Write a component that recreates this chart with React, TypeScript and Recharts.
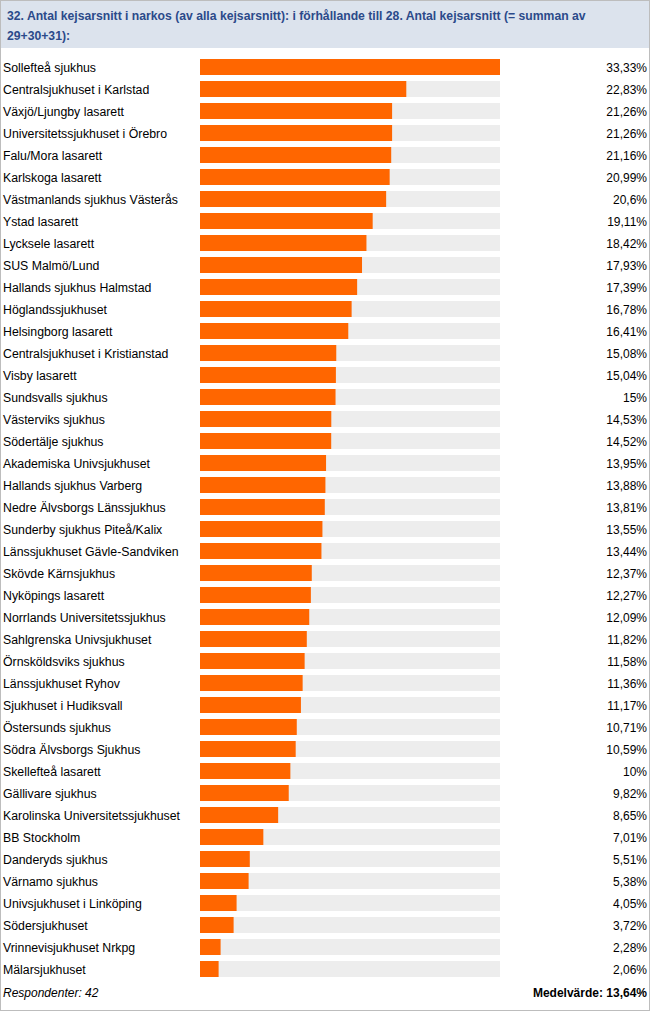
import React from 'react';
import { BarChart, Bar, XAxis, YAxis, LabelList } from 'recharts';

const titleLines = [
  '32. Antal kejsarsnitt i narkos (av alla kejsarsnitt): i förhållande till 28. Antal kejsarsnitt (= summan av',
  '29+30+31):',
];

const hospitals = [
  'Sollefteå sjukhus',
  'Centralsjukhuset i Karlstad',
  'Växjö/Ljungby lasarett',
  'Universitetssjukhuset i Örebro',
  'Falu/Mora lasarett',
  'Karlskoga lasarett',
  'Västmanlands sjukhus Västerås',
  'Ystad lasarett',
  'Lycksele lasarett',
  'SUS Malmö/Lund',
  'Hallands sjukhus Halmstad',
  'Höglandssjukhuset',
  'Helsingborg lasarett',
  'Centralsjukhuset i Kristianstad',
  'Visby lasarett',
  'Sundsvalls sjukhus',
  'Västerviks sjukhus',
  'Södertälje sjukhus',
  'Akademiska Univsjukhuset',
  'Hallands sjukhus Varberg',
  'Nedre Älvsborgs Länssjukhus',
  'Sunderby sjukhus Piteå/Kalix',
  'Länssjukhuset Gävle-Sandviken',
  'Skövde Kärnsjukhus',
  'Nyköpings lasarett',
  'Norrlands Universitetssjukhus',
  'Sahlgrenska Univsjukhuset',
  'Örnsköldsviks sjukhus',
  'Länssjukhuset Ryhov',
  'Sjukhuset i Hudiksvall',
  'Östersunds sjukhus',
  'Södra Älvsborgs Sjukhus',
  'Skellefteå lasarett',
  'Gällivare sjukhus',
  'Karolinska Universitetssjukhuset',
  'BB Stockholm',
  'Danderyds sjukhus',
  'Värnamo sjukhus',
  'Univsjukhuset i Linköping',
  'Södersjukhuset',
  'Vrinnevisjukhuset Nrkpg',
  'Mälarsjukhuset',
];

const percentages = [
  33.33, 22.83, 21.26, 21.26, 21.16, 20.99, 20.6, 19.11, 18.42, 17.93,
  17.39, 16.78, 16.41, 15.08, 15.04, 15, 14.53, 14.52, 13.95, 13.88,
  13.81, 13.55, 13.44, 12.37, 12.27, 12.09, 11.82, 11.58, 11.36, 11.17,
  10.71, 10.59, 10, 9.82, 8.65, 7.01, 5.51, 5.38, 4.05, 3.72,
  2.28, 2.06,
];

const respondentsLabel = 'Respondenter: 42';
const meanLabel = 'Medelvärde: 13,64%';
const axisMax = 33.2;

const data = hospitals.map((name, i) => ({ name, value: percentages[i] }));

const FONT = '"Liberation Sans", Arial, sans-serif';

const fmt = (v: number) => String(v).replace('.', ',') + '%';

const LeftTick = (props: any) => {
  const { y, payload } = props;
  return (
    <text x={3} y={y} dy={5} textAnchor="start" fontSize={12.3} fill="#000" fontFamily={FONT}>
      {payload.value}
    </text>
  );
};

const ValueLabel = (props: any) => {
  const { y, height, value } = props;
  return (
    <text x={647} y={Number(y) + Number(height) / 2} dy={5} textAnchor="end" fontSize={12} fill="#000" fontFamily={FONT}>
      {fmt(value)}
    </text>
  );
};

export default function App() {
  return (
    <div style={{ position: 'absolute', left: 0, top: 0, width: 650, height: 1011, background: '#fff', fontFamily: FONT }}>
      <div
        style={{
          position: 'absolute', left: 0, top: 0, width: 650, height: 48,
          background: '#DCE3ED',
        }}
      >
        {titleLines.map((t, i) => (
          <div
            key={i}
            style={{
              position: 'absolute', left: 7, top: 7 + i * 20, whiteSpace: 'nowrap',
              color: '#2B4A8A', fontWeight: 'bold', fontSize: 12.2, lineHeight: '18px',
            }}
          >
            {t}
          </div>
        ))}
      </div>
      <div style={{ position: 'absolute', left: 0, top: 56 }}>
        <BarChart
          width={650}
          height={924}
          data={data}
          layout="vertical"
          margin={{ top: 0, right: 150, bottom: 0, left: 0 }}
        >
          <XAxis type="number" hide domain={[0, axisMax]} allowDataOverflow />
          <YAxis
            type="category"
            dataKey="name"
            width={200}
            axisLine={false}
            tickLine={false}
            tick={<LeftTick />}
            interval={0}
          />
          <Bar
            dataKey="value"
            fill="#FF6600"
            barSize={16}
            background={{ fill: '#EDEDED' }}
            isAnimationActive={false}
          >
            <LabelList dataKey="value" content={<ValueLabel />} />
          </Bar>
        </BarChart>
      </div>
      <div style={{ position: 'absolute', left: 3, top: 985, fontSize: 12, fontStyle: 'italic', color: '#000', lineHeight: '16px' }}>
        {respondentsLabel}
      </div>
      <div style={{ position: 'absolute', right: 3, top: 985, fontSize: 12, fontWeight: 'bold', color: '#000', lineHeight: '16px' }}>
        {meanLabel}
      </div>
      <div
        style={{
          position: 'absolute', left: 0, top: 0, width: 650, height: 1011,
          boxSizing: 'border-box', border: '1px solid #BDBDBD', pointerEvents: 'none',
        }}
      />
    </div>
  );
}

━━━━━━━━

§ WHAT YOU ARE ASKED TO DO:
Give the data above again in full and unchanged, skipping the pictures.

§ FULL ANSWER:
Write a component that recreates this chart with React, TypeScript and Recharts.
import React from 'react';
import { BarChart, Bar, XAxis, YAxis, LabelList } from 'recharts';

const titleLines = [
  '32. Antal kejsarsnitt i narkos (av alla kejsarsnitt): i förhållande till 28. Antal kejsarsnitt (= summan av',
  '29+30+31):',
];

const hospitals = [
  'Sollefteå sjukhus',
  'Centralsjukhuset i Karlstad',
  'Växjö/Ljungby lasarett',
  'Universitetssjukhuset i Örebro',
  'Falu/Mora lasarett',
  'Karlskoga lasarett',
  'Västmanlands sjukhus Västerås',
  'Ystad lasarett',
  'Lycksele lasarett',
  'SUS Malmö/Lund',
  'Hallands sjukhus Halmstad',
  'Höglandssjukhuset',
  'Helsingborg lasarett',
  'Centralsjukhuset i Kristianstad',
  'Visby lasarett',
  'Sundsvalls sjukhus',
  'Västerviks sjukhus',
  'Södertälje sjukhus',
  'Akademiska Univsjukhuset',
  'Hallands sjukhus Varberg',
  'Nedre Älvsborgs Länssjukhus',
  'Sunderby sjukhus Piteå/Kalix',
  'Länssjukhuset Gävle-Sandviken',
  'Skövde Kärnsjukhus',
  'Nyköpings lasarett',
  'Norrlands Universitetssjukhus',
  'Sahlgrenska Univsjukhuset',
  'Örnsköldsviks sjukhus',
  'Länssjukhuset Ryhov',
  'Sjukhuset i Hudiksvall',
  'Östersunds sjukhus',
  'Södra Älvsborgs Sjukhus',
  'Skellefteå lasarett',
  'Gällivare sjukhus',
  'Karolinska Universitetssjukhuset',
  'BB Stockholm',
  'Danderyds sjukhus',
  'Värnamo sjukhus',
  'Univsjukhuset i Linköping',
  'Södersjukhuset',
  'Vrinnevisjukhuset Nrkpg',
  'Mälarsjukhuset',
];

const percentages = [
  33.33, 22.83, 21.26, 21.26, 21.16, 20.99, 20.6, 19.11, 18.42, 17.93,
  17.39, 16.78, 16.41, 15.08, 15.04, 15, 14.53, 14.52, 13.95, 13.88,
  13.81, 13.55, 13.44, 12.37, 12.27, 12.09, 11.82, 11.58, 11.36, 11.17,
  10.71, 10.59, 10, 9.82, 8.65, 7.01, 5.51, 5.38, 4.05, 3.72,
  2.28, 2.06,
];

const respondentsLabel = 'Respondenter: 42';
const meanLabel = 'Medelvärde: 13,64%';
const axisMax = 33.2;

const data = hospitals.map((name, i) => ({ name, value: percentages[i] }));

const FONT = '"Liberation Sans", Arial, sans-serif';

const fmt = (v: number) => String(v).replace('.', ',') + '%';

const LeftTick = (props: any) => {
  const { y, payload } = props;
  return (
    <text x={3} y={y} dy={5} textAnchor="start" fontSize={12.3} fill="#000" fontFamily={FONT}>
      {payload.value}
    </text>
  );
};

const ValueLabel = (props: any) => {
  const { y, height, value } = props;
  return (
    <text x={647} y={Number(y) + Number(height) / 2} dy={5} textAnchor="end" fontSize={12} fill="#000" fontFamily={FONT}>
      {fmt(value)}
    </text>
  );
};

export default function App() {
  return (
    <div style={{ position: 'absolute', left: 0, top: 0, width: 650, height: 1011, background: '#fff', fontFamily: FONT }}>
      <div
        style={{
          position: 'absolute', left: 0, top: 0, width: 650, height: 48,
          background: '#DCE3ED',
        }}
      >
        {titleLines.map((t, i) => (
          <div
            key={i}
            style={{
              position: 'absolute', left: 7, top: 7 + i * 20, whiteSpace: 'nowrap',
              color: '#2B4A8A', fontWeight: 'bold', fontSize: 12.2, lineHeight: '18px',
            }}
          >
            {t}
          </div>
        ))}
      </div>
      <div style={{ position: 'absolute', left: 0, top: 56 }}>
        <BarChart
          width={650}
          height={924}
          data={data}
          layout="vertical"
          margin={{ top: 0, right: 150, bottom: 0, left: 0 }}
        >
          <XAxis type="number" hide domain={[0, axisMax]} allowDataOverflow />
          <YAxis
            type="category"
            dataKey="name"
            width={200}
            axisLine={false}
            tickLine={false}
            tick={<LeftTick />}
            interval={0}
          />
          <Bar
            dataKey="value"
            fill="#FF6600"
            barSize={16}
            background={{ fill: '#EDEDED' }}
            isAnimationActive={false}
          >
            <LabelList dataKey="value" content={<ValueLabel />} />
          </Bar>
        </BarChart>
      </div>
      <div style={{ position: 'absolute', left: 3, top: 985, fontSize: 12, fontStyle: 'italic', color: '#000', lineHeight: '16px' }}>
        {respondentsLabel}
      </div>
      <div style={{ position: 'absolute', right: 3, top: 985, fontSize: 12, fontWeight: 'bold', color: '#000', lineHeight: '16px' }}>
        {meanLabel}
      </div>
      <div
        style={{
          position: 'absolute', left: 0, top: 0, width: 650, height: 1011,
          boxSizing: 'border-box', border: '1px solid #BDBDBD', pointerEvents: 'none',
        }}
      />
    </div>
  );
}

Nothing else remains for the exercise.